CHALLENGE: All the data must come back unchanged, except that pictures are left out.

SUPPLIED INFORMATION:
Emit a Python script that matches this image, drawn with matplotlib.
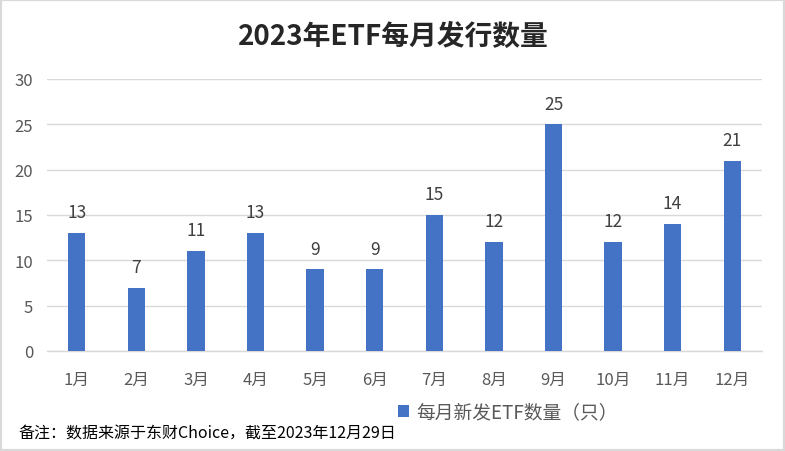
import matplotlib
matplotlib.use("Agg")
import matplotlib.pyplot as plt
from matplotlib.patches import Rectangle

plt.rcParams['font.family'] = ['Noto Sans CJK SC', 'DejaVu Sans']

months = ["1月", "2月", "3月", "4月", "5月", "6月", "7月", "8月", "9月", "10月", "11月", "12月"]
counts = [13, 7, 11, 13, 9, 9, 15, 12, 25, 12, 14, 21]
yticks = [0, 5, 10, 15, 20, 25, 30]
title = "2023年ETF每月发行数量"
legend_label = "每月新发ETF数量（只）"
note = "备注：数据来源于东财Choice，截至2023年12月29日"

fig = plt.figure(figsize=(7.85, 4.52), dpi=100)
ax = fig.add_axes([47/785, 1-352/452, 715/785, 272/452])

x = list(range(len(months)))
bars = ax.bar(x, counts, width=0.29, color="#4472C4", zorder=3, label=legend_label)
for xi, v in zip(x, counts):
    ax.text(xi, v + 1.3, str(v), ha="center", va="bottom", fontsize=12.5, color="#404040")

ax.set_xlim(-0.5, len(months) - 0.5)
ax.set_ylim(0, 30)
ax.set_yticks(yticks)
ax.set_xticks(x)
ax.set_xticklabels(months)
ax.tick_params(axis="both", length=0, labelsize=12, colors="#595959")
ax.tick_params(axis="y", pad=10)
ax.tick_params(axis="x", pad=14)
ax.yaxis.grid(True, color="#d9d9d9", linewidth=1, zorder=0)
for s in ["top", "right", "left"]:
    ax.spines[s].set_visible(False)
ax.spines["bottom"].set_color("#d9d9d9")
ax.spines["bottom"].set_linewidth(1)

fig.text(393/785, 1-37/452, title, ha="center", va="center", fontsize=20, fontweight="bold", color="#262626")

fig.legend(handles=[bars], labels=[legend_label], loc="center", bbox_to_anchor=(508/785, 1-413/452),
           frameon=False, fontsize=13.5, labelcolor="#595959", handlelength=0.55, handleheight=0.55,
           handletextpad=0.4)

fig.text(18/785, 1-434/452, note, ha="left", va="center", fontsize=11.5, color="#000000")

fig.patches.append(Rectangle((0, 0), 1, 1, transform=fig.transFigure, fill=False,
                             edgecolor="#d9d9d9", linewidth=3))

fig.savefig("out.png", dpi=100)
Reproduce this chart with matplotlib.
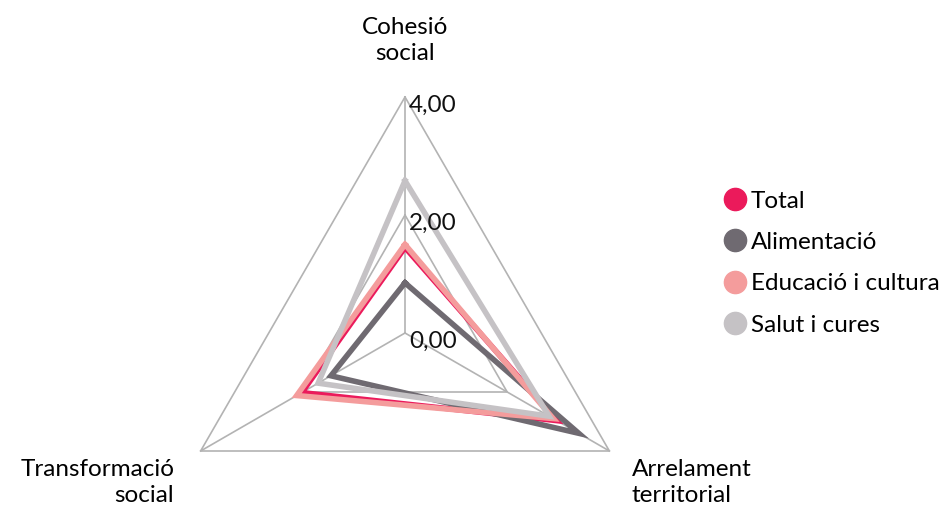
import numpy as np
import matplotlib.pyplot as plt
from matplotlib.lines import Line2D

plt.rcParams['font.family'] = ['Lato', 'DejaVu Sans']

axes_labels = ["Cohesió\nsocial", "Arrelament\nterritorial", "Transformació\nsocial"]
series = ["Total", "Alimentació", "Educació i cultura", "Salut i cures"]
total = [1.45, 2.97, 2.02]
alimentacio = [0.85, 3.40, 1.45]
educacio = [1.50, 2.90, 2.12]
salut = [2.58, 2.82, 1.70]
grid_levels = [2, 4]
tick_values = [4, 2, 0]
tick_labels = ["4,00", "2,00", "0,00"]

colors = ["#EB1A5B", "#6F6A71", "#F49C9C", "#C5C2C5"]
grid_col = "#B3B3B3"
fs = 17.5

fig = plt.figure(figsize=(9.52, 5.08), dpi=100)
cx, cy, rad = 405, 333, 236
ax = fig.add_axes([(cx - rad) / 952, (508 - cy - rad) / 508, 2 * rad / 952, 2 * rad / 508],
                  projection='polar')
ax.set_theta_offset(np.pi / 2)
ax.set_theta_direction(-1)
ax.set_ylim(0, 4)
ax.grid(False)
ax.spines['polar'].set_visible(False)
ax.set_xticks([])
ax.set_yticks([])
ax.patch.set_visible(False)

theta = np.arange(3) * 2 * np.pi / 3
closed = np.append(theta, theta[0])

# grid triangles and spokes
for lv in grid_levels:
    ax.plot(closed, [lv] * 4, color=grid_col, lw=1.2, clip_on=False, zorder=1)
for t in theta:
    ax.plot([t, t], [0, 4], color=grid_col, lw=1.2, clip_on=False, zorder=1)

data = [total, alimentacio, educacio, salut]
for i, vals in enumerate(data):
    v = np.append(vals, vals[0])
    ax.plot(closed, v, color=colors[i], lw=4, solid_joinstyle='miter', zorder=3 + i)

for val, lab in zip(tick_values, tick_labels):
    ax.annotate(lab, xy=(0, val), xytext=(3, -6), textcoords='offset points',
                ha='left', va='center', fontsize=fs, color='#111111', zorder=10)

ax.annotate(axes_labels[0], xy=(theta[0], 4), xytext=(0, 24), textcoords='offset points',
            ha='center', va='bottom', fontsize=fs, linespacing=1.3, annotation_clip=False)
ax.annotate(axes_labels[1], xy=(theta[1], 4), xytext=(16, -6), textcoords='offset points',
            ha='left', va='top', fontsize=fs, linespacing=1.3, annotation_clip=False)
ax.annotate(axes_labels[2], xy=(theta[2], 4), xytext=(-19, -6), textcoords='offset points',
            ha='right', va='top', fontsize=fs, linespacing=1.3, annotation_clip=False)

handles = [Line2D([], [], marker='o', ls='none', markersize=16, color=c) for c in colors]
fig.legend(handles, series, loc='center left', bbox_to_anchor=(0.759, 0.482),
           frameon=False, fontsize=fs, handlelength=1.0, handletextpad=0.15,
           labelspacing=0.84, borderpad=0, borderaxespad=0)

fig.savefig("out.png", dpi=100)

WRITTEN RESPONSE:
Emit a Python script that matches this image, drawn with matplotlib.
import matplotlib
matplotlib.use("Agg")
import matplotlib.pyplot as plt
from matplotlib.patches import Rectangle

plt.rcParams['font.family'] = ['Noto Sans CJK SC', 'DejaVu Sans']

months = ["1月", "2月", "3月", "4月", "5月", "6月", "7月", "8月", "9月", "10月", "11月", "12月"]
counts = [13, 7, 11, 13, 9, 9, 15, 12, 25, 12, 14, 21]
yticks = [0, 5, 10, 15, 20, 25, 30]
title = "2023年ETF每月发行数量"
legend_label = "每月新发ETF数量（只）"
note = "备注：数据来源于东财Choice，截至2023年12月29日"

fig = plt.figure(figsize=(7.85, 4.52), dpi=100)
ax = fig.add_axes([47/785, 1-352/452, 715/785, 272/452])

x = list(range(len(months)))
bars = ax.bar(x, counts, width=0.29, color="#4472C4", zorder=3, label=legend_label)
for xi, v in zip(x, counts):
    ax.text(xi, v + 1.3, str(v), ha="center", va="bottom", fontsize=12.5, color="#404040")

ax.set_xlim(-0.5, len(months) - 0.5)
ax.set_ylim(0, 30)
ax.set_yticks(yticks)
ax.set_xticks(x)
ax.set_xticklabels(months)
ax.tick_params(axis="both", length=0, labelsize=12, colors="#595959")
ax.tick_params(axis="y", pad=10)
ax.tick_params(axis="x", pad=14)
ax.yaxis.grid(True, color="#d9d9d9", linewidth=1, zorder=0)
for s in ["top", "right", "left"]:
    ax.spines[s].set_visible(False)
ax.spines["bottom"].set_color("#d9d9d9")
ax.spines["bottom"].set_linewidth(1)

fig.text(393/785, 1-37/452, title, ha="center", va="center", fontsize=20, fontweight="bold", color="#262626")

fig.legend(handles=[bars], labels=[legend_label], loc="center", bbox_to_anchor=(508/785, 1-413/452),
           frameon=False, fontsize=13.5, labelcolor="#595959", handlelength=0.55, handleheight=0.55,
           handletextpad=0.4)

fig.text(18/785, 1-434/452, note, ha="left", va="center", fontsize=11.5, color="#000000")

fig.patches.append(Rectangle((0, 0), 1, 1, transform=fig.transFigure, fill=False,
                             edgecolor="#d9d9d9", linewidth=3))

fig.savefig("out.png", dpi=100)
Reproduce this chart with matplotlib.
import numpy as np
import matplotlib.pyplot as plt
from matplotlib.lines import Line2D

plt.rcParams['font.family'] = ['Lato', 'DejaVu Sans']

axes_labels = ["Cohesió\nsocial", "Arrelament\nterritorial", "Transformació\nsocial"]
series = ["Total", "Alimentació", "Educació i cultura", "Salut i cures"]
total = [1.45, 2.97, 2.02]
alimentacio = [0.85, 3.40, 1.45]
educacio = [1.50, 2.90, 2.12]
salut = [2.58, 2.82, 1.70]
grid_levels = [2, 4]
tick_values = [4, 2, 0]
tick_labels = ["4,00", "2,00", "0,00"]

colors = ["#EB1A5B", "#6F6A71", "#F49C9C", "#C5C2C5"]
grid_col = "#B3B3B3"
fs = 17.5

fig = plt.figure(figsize=(9.52, 5.08), dpi=100)
cx, cy, rad = 405, 333, 236
ax = fig.add_axes([(cx - rad) / 952, (508 - cy - rad) / 508, 2 * rad / 952, 2 * rad / 508],
                  projection='polar')
ax.set_theta_offset(np.pi / 2)
ax.set_theta_direction(-1)
ax.set_ylim(0, 4)
ax.grid(False)
ax.spines['polar'].set_visible(False)
ax.set_xticks([])
ax.set_yticks([])
ax.patch.set_visible(False)

theta = np.arange(3) * 2 * np.pi / 3
closed = np.append(theta, theta[0])

# grid triangles and spokes
for lv in grid_levels:
    ax.plot(closed, [lv] * 4, color=grid_col, lw=1.2, clip_on=False, zorder=1)
for t in theta:
    ax.plot([t, t], [0, 4], color=grid_col, lw=1.2, clip_on=False, zorder=1)

data = [total, alimentacio, educacio, salut]
for i, vals in enumerate(data):
    v = np.append(vals, vals[0])
    ax.plot(closed, v, color=colors[i], lw=4, solid_joinstyle='miter', zorder=3 + i)

for val, lab in zip(tick_values, tick_labels):
    ax.annotate(lab, xy=(0, val), xytext=(3, -6), textcoords='offset points',
                ha='left', va='center', fontsize=fs, color='#111111', zorder=10)

ax.annotate(axes_labels[0], xy=(theta[0], 4), xytext=(0, 24), textcoords='offset points',
            ha='center', va='bottom', fontsize=fs, linespacing=1.3, annotation_clip=False)
ax.annotate(axes_labels[1], xy=(theta[1], 4), xytext=(16, -6), textcoords='offset points',
            ha='left', va='top', fontsize=fs, linespacing=1.3, annotation_clip=False)
ax.annotate(axes_labels[2], xy=(theta[2], 4), xytext=(-19, -6), textcoords='offset points',
            ha='right', va='top', fontsize=fs, linespacing=1.3, annotation_clip=False)

handles = [Line2D([], [], marker='o', ls='none', markersize=16, color=c) for c in colors]
fig.legend(handles, series, loc='center left', bbox_to_anchor=(0.759, 0.482),
           frameon=False, fontsize=fs, handlelength=1.0, handletextpad=0.15,
           labelspacing=0.84, borderpad=0, borderaxespad=0)

fig.savefig("out.png", dpi=100)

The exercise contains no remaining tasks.